In May 2020, MGU filed an application with the MPSC requesting approval to defer $5.0 million of depreciation and interest expense during 2021 related to capital investments made by MGU since its last rate case. In July 2020, the MPSC issued a written order approving MGU's request. The deferral of these costs helped to mitigate the impacts from delaying the filing of the rate case.

In March 2021, MGU filed its request with the MPSC to increase its natural gas rates. In September 2021, the MPSC issued a written order approving a settlement agreement MGU reached with certain intervenors. The order authorized a rate increase of $9.3 million (6.35%) and reflected a 9.85% ROE and a common equity component average of 51.5%. The natural gas rate increase was primarily driven by MGU's significant investment in capital infrastructure since its previous rate review that resulted in revised base rates effective January 1, 2016. The order also allowed MGU to implement a rider for its MRP, which supports recovery of planned capital investment related to pipeline replacements to maintain system safety and reliability between 2023 and 2027, without having to file a rate case. All costs recovered through the rider are subject to a prudence review by the MPSC. The new rates were effective January 1, 2022.

Upper Michigan Energy Resources Corporation

2024 Rate Application

On December 28, 2023, UMERC provided notification to the MPSC of its intent to file an application requesting an increase to its electric rates. The application is expected to be filed in March 2024 and to request new rates be effective January 1, 2025. UMERC is currently in the process of evaluating its rate request.
Recovery of Natural Gas Costs

Due to the cold temperatures, wind, snow, and ice throughout the central part of the country during February 2021, the cost of gas purchased for our natural gas utility customers was temporarily driven significantly higher than our normal winter weather expectations.
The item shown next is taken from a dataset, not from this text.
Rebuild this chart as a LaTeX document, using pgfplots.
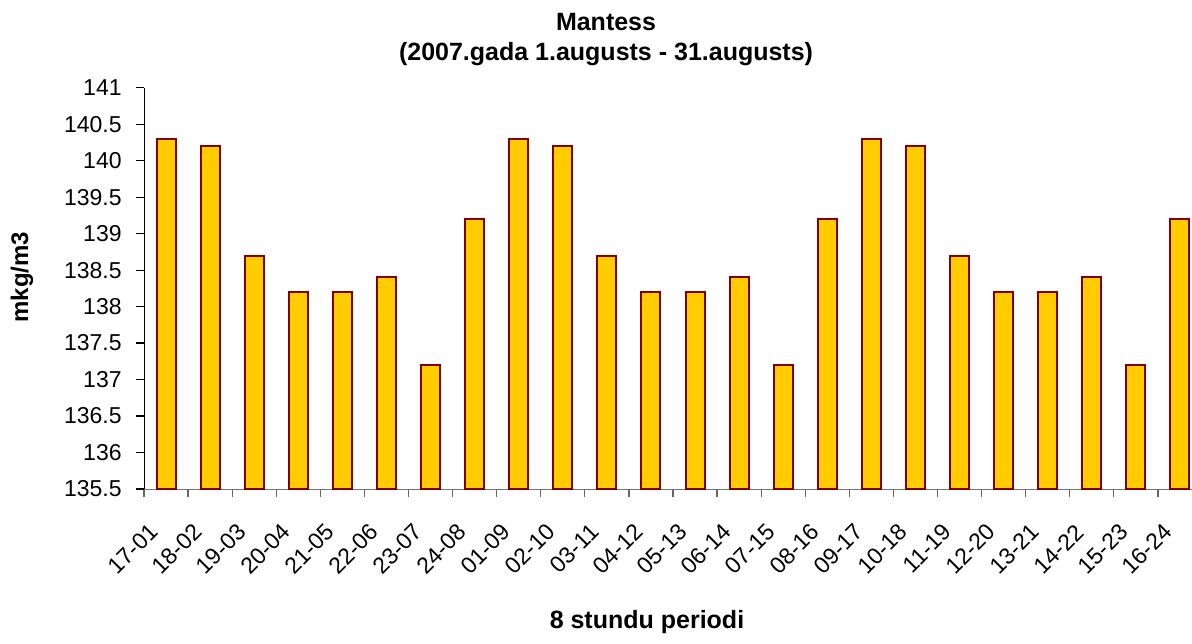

All of our utilities have regulatory mechanisms in place for recovering all prudently incurred natural gas costs.

In March 2021, WE and WG received approval from the PSCW to recover approximately $54 million and $24 million, respectively, of natural gas costs in excess of the benchmark set in their GCRMs over a period of three months, beginning in April 2021. In March 2021, WPS also filed its revised natural gas rate sheets with the PSCW reflecting approximately $28 million of natural gas costs in excess of the benchmark set in its GCRM. WPS also recovered these excess costs over a period of three months, beginning in April 2021.

PGL and NSG incurred approximately $131 million and $10 million, respectively, of natural gas costs in February 2021 in excess of the amounts included in their rates. These costs were recovered over a period of 12 months, which started on April 1, 2021. PGL's and NSG's natural gas costs were reviewed for prudency by the ICC as part of their annual natural gas cost reconciliation. In January 2023, the ICC issued written orders approving each company's 2021 reconciliation.

In February 2021, MERC incurred approximately $75 million of natural gas costs in excess of the benchmark set in its GCRM. In August 2021, the MPUC issued a written order approving a joint proposal filed by MERC and four other Minnesota utilities to recover their respective excess natural gas costs. In accordance with the order, MERC recovered $10 million of these costs through its annual natural gas true-up process over a period of 12 months, and the remaining $65 million was to be recovered over a period of 27 months, both beginning in September 2021. Recovery of these costs and the issue of prudence was referred to a contested-case proceeding. In October 2022, the MPUC issued a written order approving a settlement agreement entered into by MERC and various parties related to the recovery of the extraordinary natural gas costs incurred in February 2021. Under the settlement agreement, MERC agreed to not seek recovery of $3 million of these costs. MERC substantially recovered the remaining $62 million of extraordinary natural gas costs over the previously approved 27-month recovery period.

Natural gas costs incurred at MGU and UMERC in excess of the amount included in their respective rates were not significant.